A few years back I was using the sink at a friend’s house and she had one of those rolls of paper towels printed with flowers and little quotes on it. Out of the corner of my eye I saw one of the quotes and it read, “love the good people.” I thought to myself, well, that is one way to look at it. Then I looked closer and what it actually said was, “love the good in people.” That is a much a harder task. For it requires us to draw on our compassion, to dig and to suffer with those who suffer.
It is true that if we do not repent we will perish. If we do not turn around and love the good in people, we will throw away generation after generation of those who need our compassion and hard work—those on the margins in our community, family, our world. And if we do not exercise compassion for all, that part in our heart will diminish and perish as well.
How many of us are owners, ready to yank out and move on?
How many of us are gardeners opting to till the soil and do the work?
How many of us are prepared to wait for figs in a McDonald’s society?

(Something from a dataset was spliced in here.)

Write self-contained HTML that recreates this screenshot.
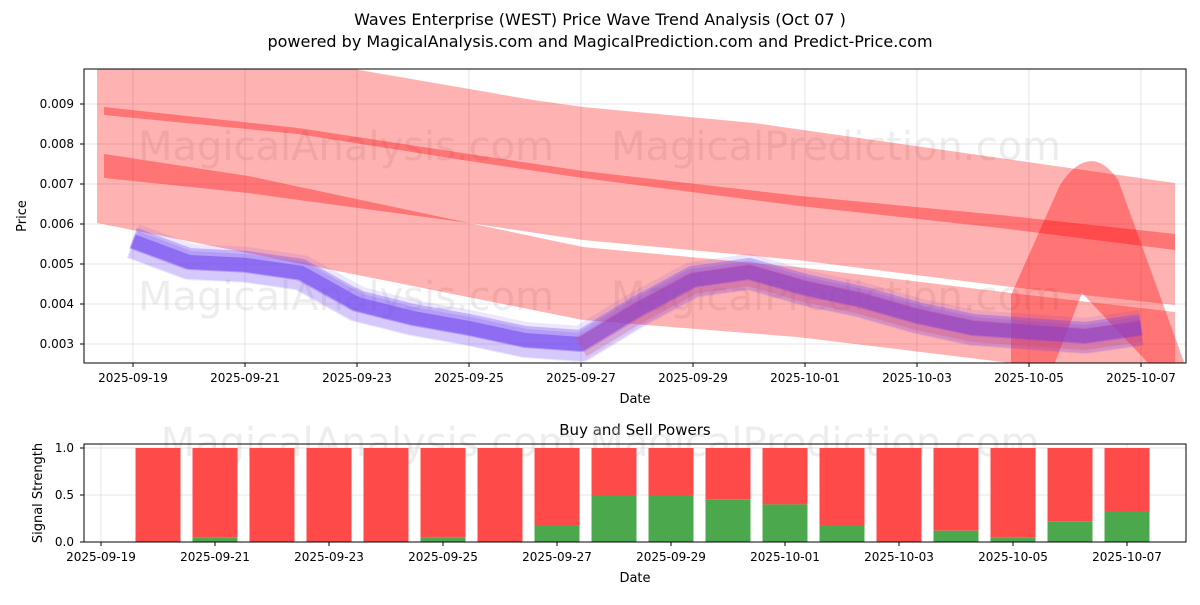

It is Lent, a time of contemplation. It is a time of repentance, a time to turn around and review where we have been and where we truly want to go. To seek where God would lead us. Are you willing to work for figs? To reach out to a hostile neighbor, to nurture a prickly adolescent, to write letters urging better prison facilities and work against laws that would not allow room to change, repent and come to fruit. To love neighborhood back to life.
Bad things happen. To all of us. But the God of compassion walks with us through the tragedy and asks us to love unconditionally, helping to bring those whom the world has discarded to a place of love where they can bloom and fruit. God, grant us a spirit of repentance and the soul of the gardener. Amen.